The appointment marks a return to the Canada Council for Gilbert, who worked as program officer in the visual and media arts sections early in her career. Since then, she has also worked as a senior curator at the Banff Centre’s Walter Phillips Gallery and as director/curator of the Gallery at the Saidye Bronfman for the Arts in Montreal, as well as being an independent curator.
In a phone interview with Canadian Art, Gilbert—who admits she filed “many, many, many” Canada Council grant applications over the years at institutions large and small, as well as in the independent curator role—said she hopes to bring her diverse art-world experiences to bear on her new position.
“I think my experience within the visual arts milieu will help council to make decisions about funding—and how to fund in a very intelligent way—a community that is in dire need of money,” Gilbert said. “I’ve worked with different places, with different budgets, with different mandates, with different projects, and I feel I have a lot of experience I can contribute to the well-being of arts organizations and individual artists in this country.”
According to the Canada Council’s 2012 annual report, the visual arts section distributed $21.2 million in grant monies to artists and arts organizations last year, with the grant decisions made largely through peer assessment. It has the fourth largest grant pool at the council after music, theatre, and writing and publishing.

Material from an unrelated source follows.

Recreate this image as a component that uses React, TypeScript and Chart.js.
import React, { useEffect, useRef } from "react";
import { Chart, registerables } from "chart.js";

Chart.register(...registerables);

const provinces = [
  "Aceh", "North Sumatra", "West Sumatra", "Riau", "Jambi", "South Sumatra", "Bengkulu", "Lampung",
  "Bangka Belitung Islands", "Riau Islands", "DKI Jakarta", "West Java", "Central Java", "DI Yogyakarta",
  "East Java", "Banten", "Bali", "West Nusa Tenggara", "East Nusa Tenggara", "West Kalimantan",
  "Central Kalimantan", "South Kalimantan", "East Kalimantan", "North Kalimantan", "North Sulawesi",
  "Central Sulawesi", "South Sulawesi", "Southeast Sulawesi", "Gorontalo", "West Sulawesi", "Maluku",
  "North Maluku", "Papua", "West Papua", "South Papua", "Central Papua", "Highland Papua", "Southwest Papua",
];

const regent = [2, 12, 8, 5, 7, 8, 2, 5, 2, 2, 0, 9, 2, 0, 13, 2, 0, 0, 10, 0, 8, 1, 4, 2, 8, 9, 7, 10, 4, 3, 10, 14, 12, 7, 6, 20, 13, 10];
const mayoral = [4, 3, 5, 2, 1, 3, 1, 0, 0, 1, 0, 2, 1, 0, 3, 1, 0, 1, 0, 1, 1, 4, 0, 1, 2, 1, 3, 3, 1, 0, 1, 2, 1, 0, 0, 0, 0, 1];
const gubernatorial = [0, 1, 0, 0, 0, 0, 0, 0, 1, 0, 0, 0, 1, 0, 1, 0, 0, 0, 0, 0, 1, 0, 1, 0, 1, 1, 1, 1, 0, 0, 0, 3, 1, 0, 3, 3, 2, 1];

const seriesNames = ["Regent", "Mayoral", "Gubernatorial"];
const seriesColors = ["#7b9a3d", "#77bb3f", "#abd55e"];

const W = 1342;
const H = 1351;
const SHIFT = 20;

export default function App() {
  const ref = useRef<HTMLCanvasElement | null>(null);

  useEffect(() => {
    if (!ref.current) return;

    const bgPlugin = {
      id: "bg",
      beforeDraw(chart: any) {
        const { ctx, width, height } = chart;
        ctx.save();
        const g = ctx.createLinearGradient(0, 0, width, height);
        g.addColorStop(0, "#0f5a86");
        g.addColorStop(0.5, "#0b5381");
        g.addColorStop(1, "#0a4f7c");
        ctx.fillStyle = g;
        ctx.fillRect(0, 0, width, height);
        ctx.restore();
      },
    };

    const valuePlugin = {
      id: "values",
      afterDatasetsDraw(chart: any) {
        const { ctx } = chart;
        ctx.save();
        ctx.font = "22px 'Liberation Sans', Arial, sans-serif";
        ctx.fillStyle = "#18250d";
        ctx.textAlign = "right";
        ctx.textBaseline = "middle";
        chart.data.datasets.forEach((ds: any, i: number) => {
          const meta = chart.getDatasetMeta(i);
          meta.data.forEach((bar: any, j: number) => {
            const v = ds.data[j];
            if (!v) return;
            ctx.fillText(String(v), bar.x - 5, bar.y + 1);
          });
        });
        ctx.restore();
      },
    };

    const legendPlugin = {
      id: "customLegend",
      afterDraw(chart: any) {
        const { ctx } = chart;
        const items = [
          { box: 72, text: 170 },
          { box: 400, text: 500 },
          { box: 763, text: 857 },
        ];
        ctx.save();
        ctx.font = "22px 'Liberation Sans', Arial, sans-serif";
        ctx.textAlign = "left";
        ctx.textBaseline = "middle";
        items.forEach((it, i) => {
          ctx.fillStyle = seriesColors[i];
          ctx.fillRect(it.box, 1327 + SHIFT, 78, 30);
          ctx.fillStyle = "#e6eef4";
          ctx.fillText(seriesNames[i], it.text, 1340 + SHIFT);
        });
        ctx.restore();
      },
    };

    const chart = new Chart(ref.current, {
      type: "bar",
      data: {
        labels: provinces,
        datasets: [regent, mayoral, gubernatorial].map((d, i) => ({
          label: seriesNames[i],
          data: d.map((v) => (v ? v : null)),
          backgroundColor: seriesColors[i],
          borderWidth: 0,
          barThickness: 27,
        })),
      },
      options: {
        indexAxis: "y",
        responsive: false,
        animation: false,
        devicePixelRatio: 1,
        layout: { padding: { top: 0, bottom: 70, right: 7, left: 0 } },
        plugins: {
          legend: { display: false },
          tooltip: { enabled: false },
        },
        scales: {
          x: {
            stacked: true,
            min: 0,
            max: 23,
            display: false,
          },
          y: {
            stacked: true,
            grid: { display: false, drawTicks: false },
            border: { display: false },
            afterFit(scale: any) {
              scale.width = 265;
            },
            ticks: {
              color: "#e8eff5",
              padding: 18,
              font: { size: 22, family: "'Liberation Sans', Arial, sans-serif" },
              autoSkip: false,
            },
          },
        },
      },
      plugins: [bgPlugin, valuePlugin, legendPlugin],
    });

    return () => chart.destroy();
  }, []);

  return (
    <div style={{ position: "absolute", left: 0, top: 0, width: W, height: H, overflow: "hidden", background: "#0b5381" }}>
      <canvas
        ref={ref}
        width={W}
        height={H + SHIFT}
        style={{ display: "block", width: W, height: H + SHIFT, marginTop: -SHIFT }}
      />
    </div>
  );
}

Duties of the visual arts head include developing, administering and monitoring the section’s budget; developing policies, programs and initiatives to enhance Canada Council’s role in the development of Canada’s artists and arts organizations; and consulting with and evaluating the needs of artists and arts organizations.
Gilbert’s appointment comes as good news to some of those concerned about precarious funding trends in the arts.
“I think it [the appointment] is great news,” says Anne Bertrand, director of the Artist-Run Centres and Collectives Conference. “I think [Gilbert] has enough experience in the milieu to have a really profound knowledge of all the players and the complexity of its makeup, including artist-run centres and their distinct role.”
In recent months, Bertrand and ARCA have expressed concern about the lack of notice being given to organizations regarding possible funding changes of up to 20 per cent.
“There is work to be done for sure,” says Bertrand, “And we hope to be active participants in that process.”
The head of visual arts position was vacated in early fall 2012 by Doug Sigurdson due to retirement; Sigurdson had held the position since May 2009 and had been at the council since 1989.